* [Exercise goal]: Quote the listing below in its entirety, omitting every image.

___ Input data

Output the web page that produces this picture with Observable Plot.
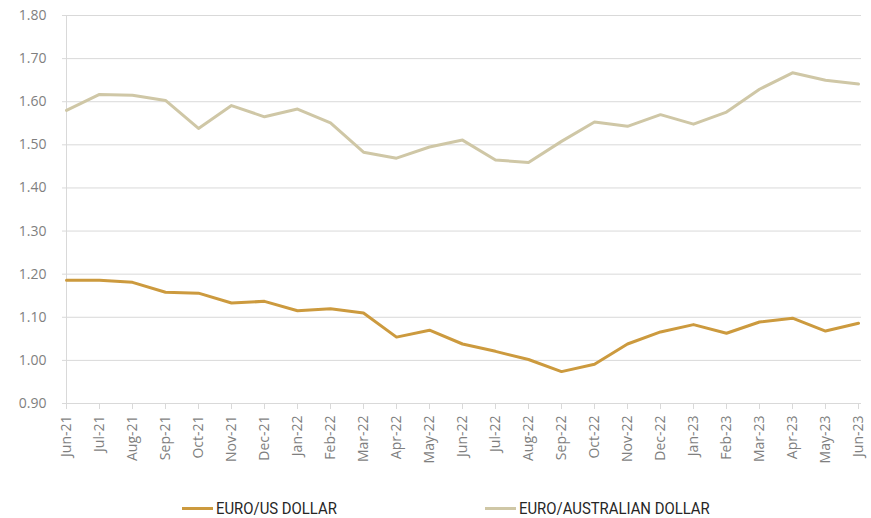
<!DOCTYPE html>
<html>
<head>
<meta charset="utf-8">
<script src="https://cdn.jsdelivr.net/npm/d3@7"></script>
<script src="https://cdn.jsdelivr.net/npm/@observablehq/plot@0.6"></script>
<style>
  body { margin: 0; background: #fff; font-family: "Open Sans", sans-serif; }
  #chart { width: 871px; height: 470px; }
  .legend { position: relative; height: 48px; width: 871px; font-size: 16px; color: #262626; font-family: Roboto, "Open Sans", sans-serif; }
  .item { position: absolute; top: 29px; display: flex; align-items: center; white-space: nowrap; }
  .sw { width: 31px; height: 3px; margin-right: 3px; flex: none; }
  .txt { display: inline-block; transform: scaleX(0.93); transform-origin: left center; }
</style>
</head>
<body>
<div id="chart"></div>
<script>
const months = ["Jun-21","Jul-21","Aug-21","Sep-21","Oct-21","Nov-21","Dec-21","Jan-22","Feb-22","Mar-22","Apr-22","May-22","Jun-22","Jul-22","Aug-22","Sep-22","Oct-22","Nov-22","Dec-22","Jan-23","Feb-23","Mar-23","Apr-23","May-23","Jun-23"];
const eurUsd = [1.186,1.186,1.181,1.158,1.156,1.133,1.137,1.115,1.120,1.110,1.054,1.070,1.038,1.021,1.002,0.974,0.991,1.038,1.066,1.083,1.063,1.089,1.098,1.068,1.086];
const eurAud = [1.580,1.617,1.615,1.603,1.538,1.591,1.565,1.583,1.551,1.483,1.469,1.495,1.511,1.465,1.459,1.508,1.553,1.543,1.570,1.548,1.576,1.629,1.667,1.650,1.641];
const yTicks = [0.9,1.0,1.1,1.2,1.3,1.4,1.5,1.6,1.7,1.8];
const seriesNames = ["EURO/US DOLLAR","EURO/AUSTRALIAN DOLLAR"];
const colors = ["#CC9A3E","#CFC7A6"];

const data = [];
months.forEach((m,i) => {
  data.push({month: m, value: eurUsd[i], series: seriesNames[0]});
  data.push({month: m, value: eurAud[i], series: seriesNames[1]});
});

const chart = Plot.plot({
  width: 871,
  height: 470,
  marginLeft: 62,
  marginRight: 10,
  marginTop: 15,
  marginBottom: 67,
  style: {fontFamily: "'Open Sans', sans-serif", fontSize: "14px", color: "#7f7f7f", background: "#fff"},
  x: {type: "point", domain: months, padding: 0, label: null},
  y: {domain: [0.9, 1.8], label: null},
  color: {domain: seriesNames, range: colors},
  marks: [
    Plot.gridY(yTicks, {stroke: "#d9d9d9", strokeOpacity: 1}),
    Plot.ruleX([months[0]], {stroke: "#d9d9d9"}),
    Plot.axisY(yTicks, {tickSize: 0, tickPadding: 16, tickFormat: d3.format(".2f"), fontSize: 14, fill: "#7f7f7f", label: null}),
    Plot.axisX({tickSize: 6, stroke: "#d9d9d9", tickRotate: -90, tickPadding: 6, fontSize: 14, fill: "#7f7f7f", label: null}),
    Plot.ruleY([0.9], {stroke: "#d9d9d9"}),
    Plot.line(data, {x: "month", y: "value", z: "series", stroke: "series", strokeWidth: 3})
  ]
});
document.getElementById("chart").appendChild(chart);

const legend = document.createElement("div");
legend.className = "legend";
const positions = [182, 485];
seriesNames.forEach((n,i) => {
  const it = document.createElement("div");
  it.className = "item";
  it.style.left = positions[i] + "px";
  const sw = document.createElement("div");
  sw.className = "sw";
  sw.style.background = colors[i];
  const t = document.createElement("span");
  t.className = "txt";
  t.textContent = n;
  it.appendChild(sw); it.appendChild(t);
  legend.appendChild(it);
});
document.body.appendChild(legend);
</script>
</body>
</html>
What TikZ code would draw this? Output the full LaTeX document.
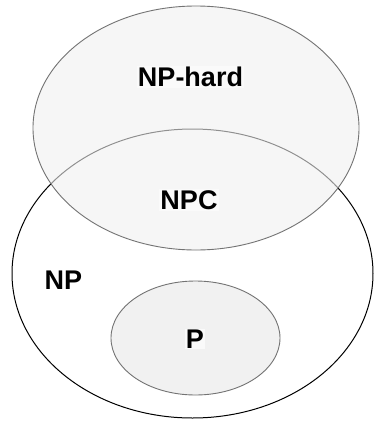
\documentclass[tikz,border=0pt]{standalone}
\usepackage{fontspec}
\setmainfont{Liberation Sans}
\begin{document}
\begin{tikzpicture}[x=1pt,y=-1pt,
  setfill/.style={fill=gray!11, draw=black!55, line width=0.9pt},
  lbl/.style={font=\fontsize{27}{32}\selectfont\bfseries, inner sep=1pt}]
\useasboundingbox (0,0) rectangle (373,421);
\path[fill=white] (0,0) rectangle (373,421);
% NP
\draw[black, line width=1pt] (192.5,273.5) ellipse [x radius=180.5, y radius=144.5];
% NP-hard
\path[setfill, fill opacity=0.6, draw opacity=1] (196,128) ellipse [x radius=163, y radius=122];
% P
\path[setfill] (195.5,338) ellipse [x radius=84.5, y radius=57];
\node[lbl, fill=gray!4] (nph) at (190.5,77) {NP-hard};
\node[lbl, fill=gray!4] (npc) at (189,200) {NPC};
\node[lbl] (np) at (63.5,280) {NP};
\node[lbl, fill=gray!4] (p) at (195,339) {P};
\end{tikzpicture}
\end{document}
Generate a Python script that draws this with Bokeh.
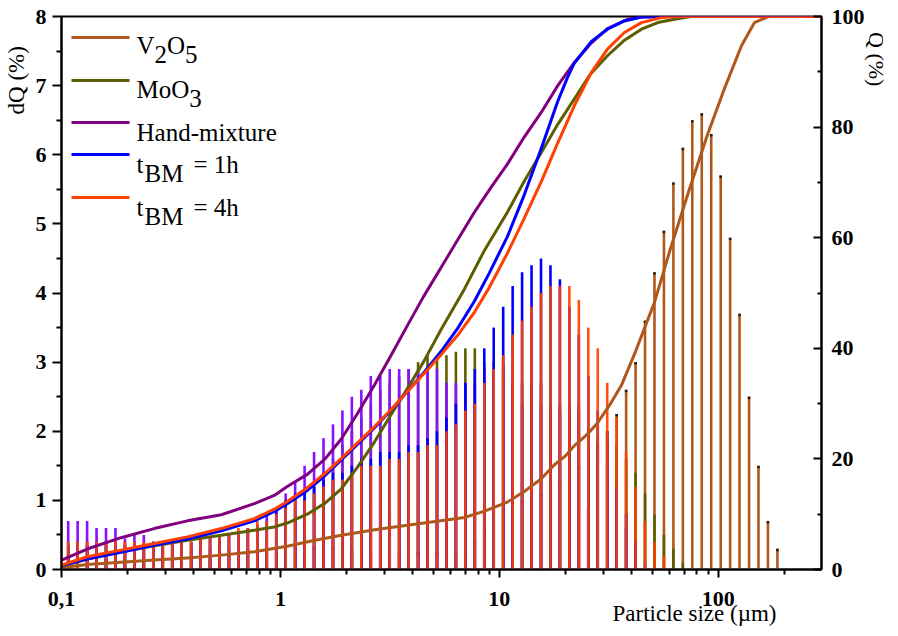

______

* [Exercise output]:
Output the web page that produces this picture with Observable Plot.
<!DOCTYPE html>
<html>
<head>
<meta charset="utf-8">
<script src="https://cdn.jsdelivr.net/npm/d3@7"></script>
<script src="https://cdn.jsdelivr.net/npm/@observablehq/plot@0.6"></script>
<style>
  body { margin: 0; background: #fff; font-family: "Open Sans", sans-serif; }
  #chart { width: 871px; height: 470px; }
  .legend { position: relative; height: 48px; width: 871px; font-size: 16px; color: #262626; font-family: Roboto, "Open Sans", sans-serif; }
  .item { position: absolute; top: 29px; display: flex; align-items: center; white-space: nowrap; }
  .sw { width: 31px; height: 3px; margin-right: 3px; flex: none; }
  .txt { display: inline-block; transform: scaleX(0.93); transform-origin: left center; }
</style>
</head>
<body>
<div id="chart"></div>
<script>
const months = ["Jun-21","Jul-21","Aug-21","Sep-21","Oct-21","Nov-21","Dec-21","Jan-22","Feb-22","Mar-22","Apr-22","May-22","Jun-22","Jul-22","Aug-22","Sep-22","Oct-22","Nov-22","Dec-22","Jan-23","Feb-23","Mar-23","Apr-23","May-23","Jun-23"];
const eurUsd = [1.186,1.186,1.181,1.158,1.156,1.133,1.137,1.115,1.120,1.110,1.054,1.070,1.038,1.021,1.002,0.974,0.991,1.038,1.066,1.083,1.063,1.089,1.098,1.068,1.086];
const eurAud = [1.580,1.617,1.615,1.603,1.538,1.591,1.565,1.583,1.551,1.483,1.469,1.495,1.511,1.465,1.459,1.508,1.553,1.543,1.570,1.548,1.576,1.629,1.667,1.650,1.641];
const yTicks = [0.9,1.0,1.1,1.2,1.3,1.4,1.5,1.6,1.7,1.8];
const seriesNames = ["EURO/US DOLLAR","EURO/AUSTRALIAN DOLLAR"];
const colors = ["#CC9A3E","#CFC7A6"];

const data = [];
months.forEach((m,i) => {
  data.push({month: m, value: eurUsd[i], series: seriesNames[0]});
  data.push({month: m, value: eurAud[i], series: seriesNames[1]});
});

const chart = Plot.plot({
  width: 871,
  height: 470,
  marginLeft: 62,
  marginRight: 10,
  marginTop: 15,
  marginBottom: 67,
  style: {fontFamily: "'Open Sans', sans-serif", fontSize: "14px", color: "#7f7f7f", background: "#fff"},
  x: {type: "point", domain: months, padding: 0, label: null},
  y: {domain: [0.9, 1.8], label: null},
  color: {domain: seriesNames, range: colors},
  marks: [
    Plot.gridY(yTicks, {stroke: "#d9d9d9", strokeOpacity: 1}),
    Plot.ruleX([months[0]], {stroke: "#d9d9d9"}),
    Plot.axisY(yTicks, {tickSize: 0, tickPadding: 16, tickFormat: d3.format(".2f"), fontSize: 14, fill: "#7f7f7f", label: null}),
    Plot.axisX({tickSize: 6, stroke: "#d9d9d9", tickRotate: -90, tickPadding: 6, fontSize: 14, fill: "#7f7f7f", label: null}),
    Plot.ruleY([0.9], {stroke: "#d9d9d9"}),
    Plot.line(data, {x: "month", y: "value", z: "series", stroke: "series", strokeWidth: 3})
  ]
});
document.getElementById("chart").appendChild(chart);

const legend = document.createElement("div");
legend.className = "legend";
const positions = [182, 485];
seriesNames.forEach((n,i) => {
  const it = document.createElement("div");
  it.className = "item";
  it.style.left = positions[i] + "px";
  const sw = document.createElement("div");
  sw.className = "sw";
  sw.style.background = colors[i];
  const t = document.createElement("span");
  t.className = "txt";
  t.textContent = n;
  it.appendChild(sw); it.appendChild(t);
  legend.appendChild(it);
});
document.body.appendChild(legend);
</script>
</body>
</html>
What TikZ code would draw this? Output the full LaTeX document.
\documentclass[tikz,border=0pt]{standalone}
\usepackage{fontspec}
\setmainfont{Liberation Sans}
\begin{document}
\begin{tikzpicture}[x=1pt,y=-1pt,
  setfill/.style={fill=gray!11, draw=black!55, line width=0.9pt},
  lbl/.style={font=\fontsize{27}{32}\selectfont\bfseries, inner sep=1pt}]
\useasboundingbox (0,0) rectangle (373,421);
\path[fill=white] (0,0) rectangle (373,421);
% NP
\draw[black, line width=1pt] (192.5,273.5) ellipse [x radius=180.5, y radius=144.5];
% NP-hard
\path[setfill, fill opacity=0.6, draw opacity=1] (196,128) ellipse [x radius=163, y radius=122];
% P
\path[setfill] (195.5,338) ellipse [x radius=84.5, y radius=57];
\node[lbl, fill=gray!4] (nph) at (190.5,77) {NP-hard};
\node[lbl, fill=gray!4] (npc) at (189,200) {NPC};
\node[lbl] (np) at (63.5,280) {NP};
\node[lbl, fill=gray!4] (p) at (195,339) {P};
\end{tikzpicture}
\end{document}
Generate a Python script that draws this with Bokeh.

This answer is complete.